Disney made "John Carter", which flopped mightily and led to them losing a bunch of money. They then went out and bought a very similar property and proceeded to immediate announce a bunch of new films in the same vein.

Of course, I could be reading too much into things, again. :)
 

MechaPilot

Explorer
I can't see a Ravenloft film ever happening - there's nothing you can do with that that you can't do with public-domain sources, and "Dracula" has a rather bigger draw than "Ravenloft".

I could see Spelljammer happening, maybe. Though with the failure of "John Carter", I think it's now even more unlikely than it was. (That said, the failure of "John Carter" probably led to Disney buying Lucasfilm, and thus to us getting more "Star Wars", so it's not all bad.)

I don't see John Carter as part of the barometer for the success or failure of a Spelljammer film. Spelljammer is much more likely to be like the Pirates of the Caribbean films, only in space.

With regard to Ravenloft and licensing, Universal has their monster films and is going to make their own cinematic monster universe. If you want a big-name vampire, Dracula is off the table. You could go with an Anne Rice vampire if you wanted to, but you could also go for the less well-known Strahd or Jander Sunstar.

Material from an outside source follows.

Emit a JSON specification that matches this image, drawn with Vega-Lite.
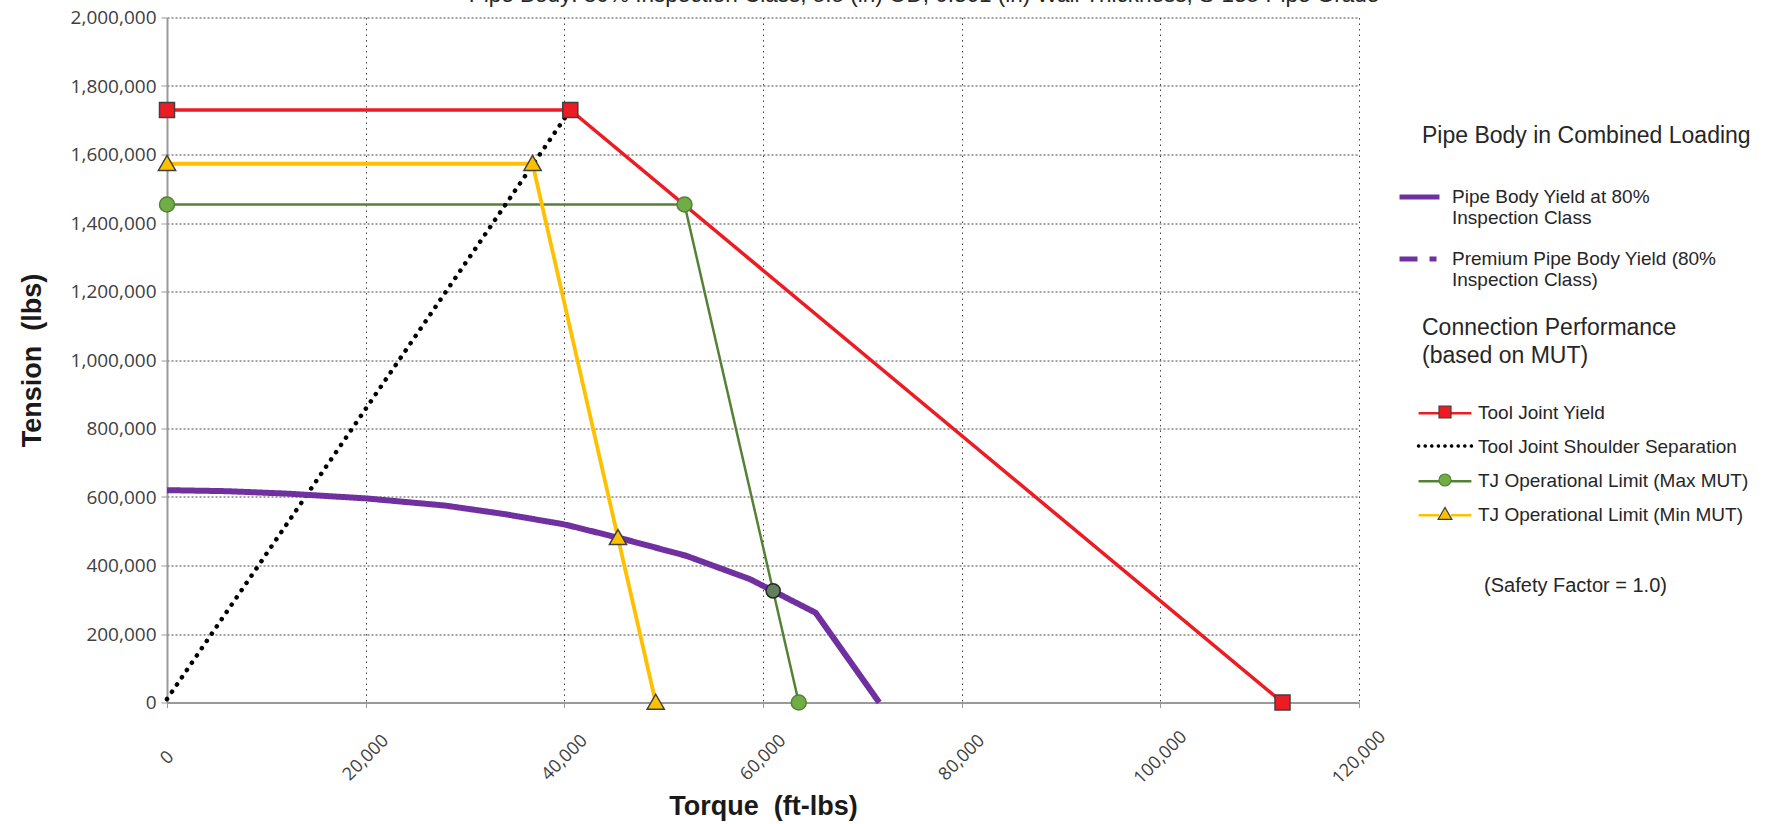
{
  "$schema": "https://vega.github.io/schema/vega-lite/v6.json",
  "width": 1192,
  "height": 685,
  "autosize": {"type": "none"},
  "padding": {"left": 167, "top": 17.5, "right": 412, "bottom": 121.5},
  "background": "white",
  "config": {
    "view": {"stroke": null},
    "legend": {
      "titleFont": "Liberation Sans",
      "titleFontWeight": "normal",
      "titleColor": "#262626",
      "labelFont": "Liberation Sans",
      "labelColor": "#262626",
      "labelLimit": 600,
      "titleLimit": 600,
      "padding": 0
    }
  },
  "title": {
    "text": "Pipe Body: 80% Inspection Class; 5.5 (in) OD; 0.361 (in) Wall Thickness; S-135 Pipe Grade",
    "font": "Liberation Sans",
    "fontSize": 22.5,
    "fontWeight": "normal",
    "color": "#262626",
    "anchor": "middle",
    "dx": 161,
    "dy": 16,
    "offset": 0.5,
    "baseline": "alphabetic"
  },
  "datasets": {
    "conn": [
      {"series": "Tool Joint Yield", "torque": 0, "tension": 1730000, "kind": "vertex"},
      {"series": "Tool Joint Yield", "torque": 40600, "tension": 1730000, "kind": "vertex"},
      {"series": "Tool Joint Yield", "torque": 112300, "tension": 0, "kind": "vertex"},
      {"series": "Tool Joint Shoulder Separation", "torque": 0, "tension": 10000, "kind": "vertex"},
      {"series": "Tool Joint Shoulder Separation", "torque": 40600, "tension": 1730000, "kind": "vertex"},
      {"series": "TJ Operational Limit (Max MUT)", "torque": 0, "tension": 1454000, "kind": "vertex"},
      {"series": "TJ Operational Limit (Max MUT)", "torque": 52100, "tension": 1454000, "kind": "vertex"},
      {"series": "TJ Operational Limit (Max MUT)", "torque": 61020, "tension": 326000, "kind": "intersection"},
      {"series": "TJ Operational Limit (Max MUT)", "torque": 63600, "tension": 0, "kind": "vertex"},
      {"series": "TJ Operational Limit (Min MUT)", "torque": 0, "tension": 1573000, "kind": "vertex"},
      {"series": "TJ Operational Limit (Min MUT)", "torque": 36800, "tension": 1573000, "kind": "vertex"},
      {"series": "TJ Operational Limit (Min MUT)", "torque": 45400, "tension": 481000, "kind": "intersection"},
      {"series": "TJ Operational Limit (Min MUT)", "torque": 49200, "tension": 0, "kind": "vertex"}
    ],
    "pipe": [
      {"curve": "Pipe Body Yield at 80% Inspection Class", "torque": 0, "tension": 620000},
      {"curve": "Pipe Body Yield at 80% Inspection Class", "torque": 6000, "tension": 617000},
      {"curve": "Pipe Body Yield at 80% Inspection Class", "torque": 12000, "tension": 610000},
      {"curve": "Pipe Body Yield at 80% Inspection Class", "torque": 20000, "tension": 596000},
      {"curve": "Pipe Body Yield at 80% Inspection Class", "torque": 28000, "tension": 575000},
      {"curve": "Pipe Body Yield at 80% Inspection Class", "torque": 34000, "tension": 550000},
      {"curve": "Pipe Body Yield at 80% Inspection Class", "torque": 40000, "tension": 520000},
      {"curve": "Pipe Body Yield at 80% Inspection Class", "torque": 46000, "tension": 477000},
      {"curve": "Pipe Body Yield at 80% Inspection Class", "torque": 52300, "tension": 428000},
      {"curve": "Pipe Body Yield at 80% Inspection Class", "torque": 58700, "tension": 360000},
      {"curve": "Pipe Body Yield at 80% Inspection Class", "torque": 65300, "tension": 262000},
      {"curve": "Pipe Body Yield at 80% Inspection Class", "torque": 71700, "tension": 0}
    ]
  },
  "encoding": {
    "x": {
      "field": "torque",
      "type": "quantitative",
      "scale": {"domain": [0, 120000], "nice": false},
      "axis": {
        "title": "Torque\u00a0 (ft-lbs)",
        "values": [0, 20000, 40000, 60000, 80000, 100000, 120000],
        "format": ",.0f",
        "labelAngle": -45,
        "labelAlign": "center",
        "labelBaseline": "middle",
        "labelPadding": 50,
        "labelFont": "Open Sans",
        "labelFontSize": 18,
        "labelColor": "#404040",
        "labelOverlap": false,
        "tickSize": 5,
        "tickColor": "#999999",
        "domainColor": "#999999",
        "domainWidth": 2,
        "grid": true,
        "gridColor": "#444444",
        "gridDash": [1.5, 4],
        "gridWidth": 1,
        "titleFont": "Liberation Sans",
        "titleFontSize": 27,
        "titleFontWeight": "bold",
        "titleColor": "#1a1a1a",
        "titlePadding": 6
      }
    },
    "y": {
      "field": "tension",
      "type": "quantitative",
      "scale": {"domain": [0, 2000000], "nice": false},
      "axis": {
        "title": "Tension\u00a0 (lbs)",
        "values": [0, 200000, 400000, 600000, 800000, 1000000, 1200000, 1400000, 1600000, 1800000, 2000000],
        "format": ",.0f",
        "labelFont": "Open Sans",
        "labelFontSize": 19,
        "labelColor": "#404040",
        "labelPadding": 5,
        "tickSize": 6,
        "tickColor": "#999999",
        "domainColor": "#999999",
        "domainWidth": 2,
        "grid": true,
        "gridColor": "#444444",
        "gridDash": [2, 2],
        "gridWidth": 1,
        "titleFont": "Liberation Sans",
        "titleFontSize": 27,
        "titleFontWeight": "bold",
        "titleColor": "#1a1a1a",
        "titlePadding": 24
      }
    }
  },
  "layer": [
    {
      "data": {"name": "conn"},
      "transform": [{"filter": "datum.series === 'TJ Operational Limit (Max MUT)'"}],
      "mark": {"type": "line", "strokeWidth": 2.5},
      "encoding": {
        "color": {
          "field": "series",
          "type": "nominal",
          "scale": {
            "domain": ["Tool Joint Yield", "Tool Joint Shoulder Separation", "TJ Operational Limit (Max MUT)", "TJ Operational Limit (Min MUT)"],
            "range": ["#ed1c24", "transparent", "#548235", "#ffc000"]
          },
          "legend": {
            "title": ["Connection Performance", "(based on MUT)"],
            "orient": "none",
            "legendX": 1255,
            "legendY": 299.3,
            "titleFontSize": 23,
            "titleLineHeight": 28,
            "titlePadding": 36,
            "labelFontSize": 19,
            "labelOffset": 37,
            "symbolSize": 144,
            "symbolType": "M-2.15,0H1.25M3.25,0H6.65",
            "symbolStrokeWidth": 2.5,
            "rowPadding": 14
          }
        }
      }
    },
    {
      "data": {"name": "conn"},
      "transform": [{"filter": "datum.series === 'TJ Operational Limit (Min MUT)'"}],
      "mark": {"type": "line", "strokeWidth": 3.8},
      "encoding": {"color": {"field": "series", "type": "nominal"}}
    },
    {
      "data": {"name": "conn"},
      "transform": [{"filter": "datum.series === 'Tool Joint Yield'"}],
      "mark": {"type": "line", "strokeWidth": 3.5},
      "encoding": {"color": {"field": "series", "type": "nominal"}}
    },
    {
      "data": {"name": "conn"},
      "transform": [{"filter": "datum.series === 'Tool Joint Shoulder Separation'"}],
      "mark": {"type": "line", "color": "#000000", "strokeWidth": 4.5, "strokeDash": [0.1, 8.7], "strokeCap": "round"}
    },
    {
      "data": {"name": "pipe"},
      "mark": {"type": "line", "color": "#7030a0", "strokeWidth": 6},
      "encoding": {
        "strokeDash": {
          "field": "curve",
          "type": "nominal",
          "scale": {
            "domain": ["Pipe Body Yield at 80% Inspection Class", "Premium Pipe Body Yield (80% Inspection Class)"],
            "range": [[1, 0], [18, 12, 7, 30]]
          },
          "legend": {
            "title": "Pipe Body in Combined Loading",
            "orient": "none",
            "legendX": 1255,
            "legendY": 107,
            "titleFontSize": 23,
            "titlePadding": 40,
            "labelFontSize": 19,
            "labelLineHeight": 23,
            "labelOffset": 11,
            "labelBaseline": "middle",
            "symbolSize": 144,
            "symbolType": "M-5.33,0H1.33",
            "symbolStrokeWidth": 5,
            "symbolStrokeColor": "#7030a0",
            "rowPadding": 20,
            "labelExpr": "datum.value === 'Pipe Body Yield at 80% Inspection Class' ? ['Pipe Body Yield at 80%', 'Inspection Class'] : ['Premium Pipe Body Yield (80%', 'Inspection Class)']"
          }
        }
      }
    },
    {
      "data": {"name": "conn"},
      "transform": [{"filter": "datum.series !== 'Tool Joint Shoulder Separation' && !(datum.kind === 'intersection' && datum.series === 'TJ Operational Limit (Max MUT)')"}],
      "mark": {"type": "point", "filled": true, "size": 225, "strokeWidth": 1.5, "opacity": 1},
      "encoding": {
        "shape": {
          "field": "series",
          "type": "nominal",
          "scale": {
            "domain": ["Tool Joint Shoulder Separation", "Tool Joint Yield", "TJ Operational Limit (Max MUT)", "TJ Operational Limit (Min MUT)"],
            "range": [
              "M-4.7,0M4.7,0M-4.6,0A0.2,0.2,0,1,1,-4.2,0A0.2,0.2,0,1,1,-4.6,0ZM-3.5,0A0.2,0.2,0,1,1,-3.1,0A0.2,0.2,0,1,1,-3.5,0ZM-2.4,0A0.2,0.2,0,1,1,-2.0,0A0.2,0.2,0,1,1,-2.4,0ZM-1.3,0A0.2,0.2,0,1,1,-0.9,0A0.2,0.2,0,1,1,-1.3,0ZM-0.2,0A0.2,0.2,0,1,1,0.2,0A0.2,0.2,0,1,1,-0.2,0ZM0.9,0A0.2,0.2,0,1,1,1.3,0A0.2,0.2,0,1,1,0.9,0ZM2.0,0A0.2,0.2,0,1,1,2.4,0A0.2,0.2,0,1,1,2.0,0ZM3.1,0A0.2,0.2,0,1,1,3.5,0A0.2,0.2,0,1,1,3.1,0ZM4.2,0A0.2,0.2,0,1,1,4.6,0A0.2,0.2,0,1,1,4.2,0Z",
              "M-4.7,0M4.7,0M-1,-1H1V1H-1Z",
              "M-4.7,0M4.7,0M-1,0A1,1,0,1,1,1,0A1,1,0,1,1,-1,0Z",
              "M-4.7,0M4.7,0M0,-1.1L1.15,0.9H-1.15Z"
            ]
          },
          "legend": {
            "title": "(Safety Factor = 1.0)",
            "titleOrient": "bottom",
            "titleAnchor": "middle",
            "titleFontSize": 20,
            "titlePadding": 51.8,
            "orient": "none",
            "legendX": 1268.5,
            "legendY": 385,
            "values": ["Tool Joint Yield", "Tool Joint Shoulder Separation", "TJ Operational Limit (Max MUT)", "TJ Operational Limit (Min MUT)"],
            "labelExpr": "' '",
            "labelFontSize": 19,
            "labelOffset": 261,
            "symbolSize": 144,
            "symbolStrokeWidth": 1.2,
            "rowPadding": 14
          }
        },
        "fill": {
          "field": "series",
          "type": "nominal",
          "scale": {
            "domain": ["Tool Joint Shoulder Separation", "Tool Joint Yield", "TJ Operational Limit (Max MUT)", "TJ Operational Limit (Min MUT)"],
            "range": ["#000000", "#ed1c24", "#70ad47", "#ffc000"]
          }
        },
        "stroke": {
          "field": "series",
          "type": "nominal",
          "scale": {
            "domain": ["Tool Joint Shoulder Separation", "Tool Joint Yield", "TJ Operational Limit (Max MUT)", "TJ Operational Limit (Min MUT)"],
            "range": ["#000000", "#404040", "#548235", "#404040"]
          }
        }
      }
    },
    {
      "data": {"name": "conn"},
      "transform": [{"filter": "datum.kind === 'intersection' && datum.series === 'TJ Operational Limit (Max MUT)'"}],
      "mark": {"type": "point", "shape": "circle", "filled": true, "size": 200, "fill": "#62805f", "stroke": "#262626", "strokeWidth": 1.5, "opacity": 1}
    }
  ]
}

Also, Ravenloft has plenty of other darklords, and Azalin, Jaqueline Renier, and Soth all have good film potential.
 

AriochQ

Adventurer
Dracula is public domain no?

I would rather see a Ravenloft, just because of the D&D tie in (and the fact that tons of Dracula films have been made already).
 

Dracula is public domain in the US, but Universal is the studio going to court for the D&D film rights with Hasbro's backing, so it makes sense that they wouldn't want two separate, high-visibility franchises both featuring vampire lords going at the same time.